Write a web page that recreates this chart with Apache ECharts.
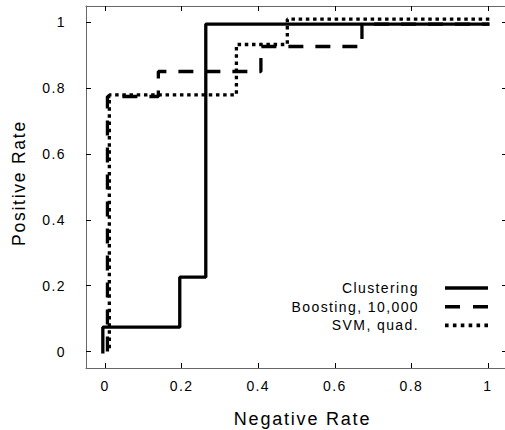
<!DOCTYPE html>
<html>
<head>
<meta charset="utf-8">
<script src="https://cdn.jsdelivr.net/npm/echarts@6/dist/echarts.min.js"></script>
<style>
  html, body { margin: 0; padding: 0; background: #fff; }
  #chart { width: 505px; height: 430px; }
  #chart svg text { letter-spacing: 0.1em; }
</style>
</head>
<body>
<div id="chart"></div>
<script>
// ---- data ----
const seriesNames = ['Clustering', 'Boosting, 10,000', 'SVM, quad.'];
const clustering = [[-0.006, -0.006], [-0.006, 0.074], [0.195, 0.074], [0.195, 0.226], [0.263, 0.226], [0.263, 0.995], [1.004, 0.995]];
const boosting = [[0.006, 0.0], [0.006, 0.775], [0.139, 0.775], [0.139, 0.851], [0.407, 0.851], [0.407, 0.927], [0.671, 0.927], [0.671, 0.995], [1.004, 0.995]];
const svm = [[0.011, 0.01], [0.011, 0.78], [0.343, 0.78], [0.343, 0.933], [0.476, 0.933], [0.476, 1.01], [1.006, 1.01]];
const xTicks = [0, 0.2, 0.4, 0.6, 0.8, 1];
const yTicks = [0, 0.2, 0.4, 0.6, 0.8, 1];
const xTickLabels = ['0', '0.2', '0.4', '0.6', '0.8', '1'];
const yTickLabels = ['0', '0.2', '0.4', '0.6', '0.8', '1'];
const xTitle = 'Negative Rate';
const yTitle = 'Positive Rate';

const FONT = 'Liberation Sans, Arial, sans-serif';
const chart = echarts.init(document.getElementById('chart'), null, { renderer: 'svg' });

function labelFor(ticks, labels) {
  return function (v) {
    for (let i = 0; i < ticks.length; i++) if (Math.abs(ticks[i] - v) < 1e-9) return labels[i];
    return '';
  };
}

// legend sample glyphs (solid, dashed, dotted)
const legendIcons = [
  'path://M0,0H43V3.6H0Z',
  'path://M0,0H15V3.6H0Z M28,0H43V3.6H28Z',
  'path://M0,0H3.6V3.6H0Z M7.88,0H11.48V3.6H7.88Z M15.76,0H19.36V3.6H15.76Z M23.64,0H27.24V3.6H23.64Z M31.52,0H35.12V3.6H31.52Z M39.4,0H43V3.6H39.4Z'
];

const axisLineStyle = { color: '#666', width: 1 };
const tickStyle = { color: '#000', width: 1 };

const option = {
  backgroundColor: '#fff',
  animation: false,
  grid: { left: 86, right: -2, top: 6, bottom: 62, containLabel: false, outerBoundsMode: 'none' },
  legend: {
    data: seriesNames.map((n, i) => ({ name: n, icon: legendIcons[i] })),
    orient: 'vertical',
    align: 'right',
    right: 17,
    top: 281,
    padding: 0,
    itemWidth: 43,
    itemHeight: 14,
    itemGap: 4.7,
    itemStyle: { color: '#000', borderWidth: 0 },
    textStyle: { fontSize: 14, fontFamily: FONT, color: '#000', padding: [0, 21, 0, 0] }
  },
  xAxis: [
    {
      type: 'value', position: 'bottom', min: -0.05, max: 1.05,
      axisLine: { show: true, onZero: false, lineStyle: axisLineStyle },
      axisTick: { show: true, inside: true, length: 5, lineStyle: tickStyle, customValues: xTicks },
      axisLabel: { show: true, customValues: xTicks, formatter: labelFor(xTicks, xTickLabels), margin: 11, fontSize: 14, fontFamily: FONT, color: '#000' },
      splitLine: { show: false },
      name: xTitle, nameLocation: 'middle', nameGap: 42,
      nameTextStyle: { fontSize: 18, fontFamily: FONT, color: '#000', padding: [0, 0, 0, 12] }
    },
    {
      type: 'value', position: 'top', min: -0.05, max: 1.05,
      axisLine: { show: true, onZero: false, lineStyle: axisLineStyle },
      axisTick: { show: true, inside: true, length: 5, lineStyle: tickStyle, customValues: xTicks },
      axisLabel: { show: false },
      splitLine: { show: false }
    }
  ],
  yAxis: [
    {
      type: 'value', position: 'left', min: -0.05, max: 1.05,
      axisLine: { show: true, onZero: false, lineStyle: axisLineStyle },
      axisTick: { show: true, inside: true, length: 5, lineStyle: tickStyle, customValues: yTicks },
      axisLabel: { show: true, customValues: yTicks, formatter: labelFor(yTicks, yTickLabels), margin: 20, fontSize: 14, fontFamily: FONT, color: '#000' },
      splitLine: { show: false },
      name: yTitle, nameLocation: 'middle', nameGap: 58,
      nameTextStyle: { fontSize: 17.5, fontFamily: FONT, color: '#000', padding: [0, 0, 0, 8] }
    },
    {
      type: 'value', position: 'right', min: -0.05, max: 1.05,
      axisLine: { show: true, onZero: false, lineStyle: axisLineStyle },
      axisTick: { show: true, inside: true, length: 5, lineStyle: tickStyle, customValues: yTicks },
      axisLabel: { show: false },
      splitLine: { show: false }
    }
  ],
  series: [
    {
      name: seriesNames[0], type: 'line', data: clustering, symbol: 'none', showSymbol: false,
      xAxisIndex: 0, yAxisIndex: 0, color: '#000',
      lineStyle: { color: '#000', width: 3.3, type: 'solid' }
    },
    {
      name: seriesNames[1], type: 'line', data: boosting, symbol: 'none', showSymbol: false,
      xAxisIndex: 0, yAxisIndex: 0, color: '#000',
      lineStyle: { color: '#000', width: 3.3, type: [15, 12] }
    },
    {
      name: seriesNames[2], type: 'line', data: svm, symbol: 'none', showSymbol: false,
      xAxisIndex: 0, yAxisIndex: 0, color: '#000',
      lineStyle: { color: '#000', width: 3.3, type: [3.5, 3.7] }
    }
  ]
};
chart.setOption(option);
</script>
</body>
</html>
================
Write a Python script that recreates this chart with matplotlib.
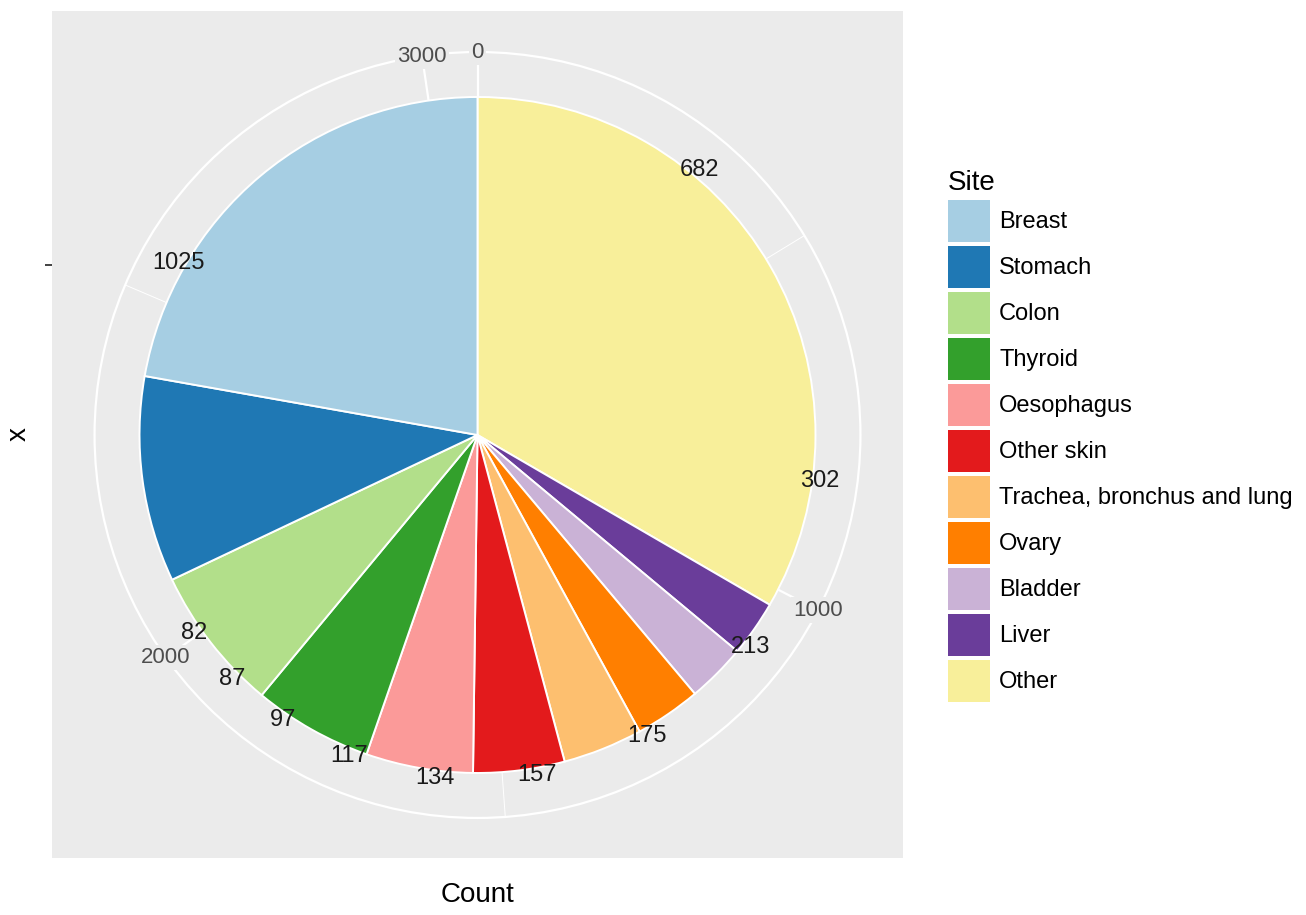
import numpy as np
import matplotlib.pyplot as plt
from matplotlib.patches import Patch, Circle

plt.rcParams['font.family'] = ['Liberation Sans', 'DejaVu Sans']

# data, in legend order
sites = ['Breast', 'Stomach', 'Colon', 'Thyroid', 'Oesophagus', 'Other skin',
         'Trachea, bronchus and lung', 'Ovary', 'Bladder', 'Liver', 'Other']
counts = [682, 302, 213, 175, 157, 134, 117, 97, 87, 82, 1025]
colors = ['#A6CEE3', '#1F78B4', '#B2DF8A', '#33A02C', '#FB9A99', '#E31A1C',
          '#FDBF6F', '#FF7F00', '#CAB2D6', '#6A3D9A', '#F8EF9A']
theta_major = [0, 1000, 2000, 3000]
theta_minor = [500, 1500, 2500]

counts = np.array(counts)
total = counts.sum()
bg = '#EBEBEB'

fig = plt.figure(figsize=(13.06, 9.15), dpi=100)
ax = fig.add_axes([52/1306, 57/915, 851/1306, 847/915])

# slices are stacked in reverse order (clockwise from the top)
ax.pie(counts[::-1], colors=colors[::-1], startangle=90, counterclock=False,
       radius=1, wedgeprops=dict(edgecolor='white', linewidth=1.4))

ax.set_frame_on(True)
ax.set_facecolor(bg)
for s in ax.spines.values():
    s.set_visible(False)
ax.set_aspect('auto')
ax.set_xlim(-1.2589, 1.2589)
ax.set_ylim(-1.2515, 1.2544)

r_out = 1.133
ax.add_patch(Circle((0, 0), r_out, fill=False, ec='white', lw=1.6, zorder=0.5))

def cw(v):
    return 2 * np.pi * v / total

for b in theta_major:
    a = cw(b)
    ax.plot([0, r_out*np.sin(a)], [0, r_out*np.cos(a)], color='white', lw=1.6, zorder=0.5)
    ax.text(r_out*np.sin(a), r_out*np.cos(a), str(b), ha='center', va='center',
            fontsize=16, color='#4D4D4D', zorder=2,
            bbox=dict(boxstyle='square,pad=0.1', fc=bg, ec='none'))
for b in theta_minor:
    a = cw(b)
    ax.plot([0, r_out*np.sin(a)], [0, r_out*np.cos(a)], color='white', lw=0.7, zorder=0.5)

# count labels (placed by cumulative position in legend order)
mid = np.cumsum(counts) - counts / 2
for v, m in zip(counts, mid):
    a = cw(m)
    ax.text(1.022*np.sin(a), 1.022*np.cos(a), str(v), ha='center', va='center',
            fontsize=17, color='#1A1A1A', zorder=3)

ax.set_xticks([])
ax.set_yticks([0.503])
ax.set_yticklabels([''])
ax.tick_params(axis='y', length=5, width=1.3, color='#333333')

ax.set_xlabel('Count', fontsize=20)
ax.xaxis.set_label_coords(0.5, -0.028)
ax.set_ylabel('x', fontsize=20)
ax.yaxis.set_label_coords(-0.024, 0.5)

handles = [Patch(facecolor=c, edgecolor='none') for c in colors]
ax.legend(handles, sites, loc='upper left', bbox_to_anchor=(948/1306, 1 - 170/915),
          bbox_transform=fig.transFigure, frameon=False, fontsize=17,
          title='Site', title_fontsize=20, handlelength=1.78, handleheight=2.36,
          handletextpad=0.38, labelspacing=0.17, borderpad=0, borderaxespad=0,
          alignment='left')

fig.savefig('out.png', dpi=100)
================
TASK DESCRIPTION –
Reproduce nothing but the lines from the one with "Write a Python" to the one with "ax.set_ylim(-1.2515, 1.2544)", both lines included, and keep every picture out of the copy.

FINAL RESULT –
Write a Python script that recreates this chart with matplotlib.
import numpy as np
import matplotlib.pyplot as plt
from matplotlib.patches import Patch, Circle

plt.rcParams['font.family'] = ['Liberation Sans', 'DejaVu Sans']

# data, in legend order
sites = ['Breast', 'Stomach', 'Colon', 'Thyroid', 'Oesophagus', 'Other skin',
         'Trachea, bronchus and lung', 'Ovary', 'Bladder', 'Liver', 'Other']
counts = [682, 302, 213, 175, 157, 134, 117, 97, 87, 82, 1025]
colors = ['#A6CEE3', '#1F78B4', '#B2DF8A', '#33A02C', '#FB9A99', '#E31A1C',
          '#FDBF6F', '#FF7F00', '#CAB2D6', '#6A3D9A', '#F8EF9A']
theta_major = [0, 1000, 2000, 3000]
theta_minor = [500, 1500, 2500]

counts = np.array(counts)
total = counts.sum()
bg = '#EBEBEB'

fig = plt.figure(figsize=(13.06, 9.15), dpi=100)
ax = fig.add_axes([52/1306, 57/915, 851/1306, 847/915])

# slices are stacked in reverse order (clockwise from the top)
ax.pie(counts[::-1], colors=colors[::-1], startangle=90, counterclock=False,
       radius=1, wedgeprops=dict(edgecolor='white', linewidth=1.4))

ax.set_frame_on(True)
ax.set_facecolor(bg)
for s in ax.spines.values():
    s.set_visible(False)
ax.set_aspect('auto')
ax.set_xlim(-1.2589, 1.2589)
ax.set_ylim(-1.2515, 1.2544)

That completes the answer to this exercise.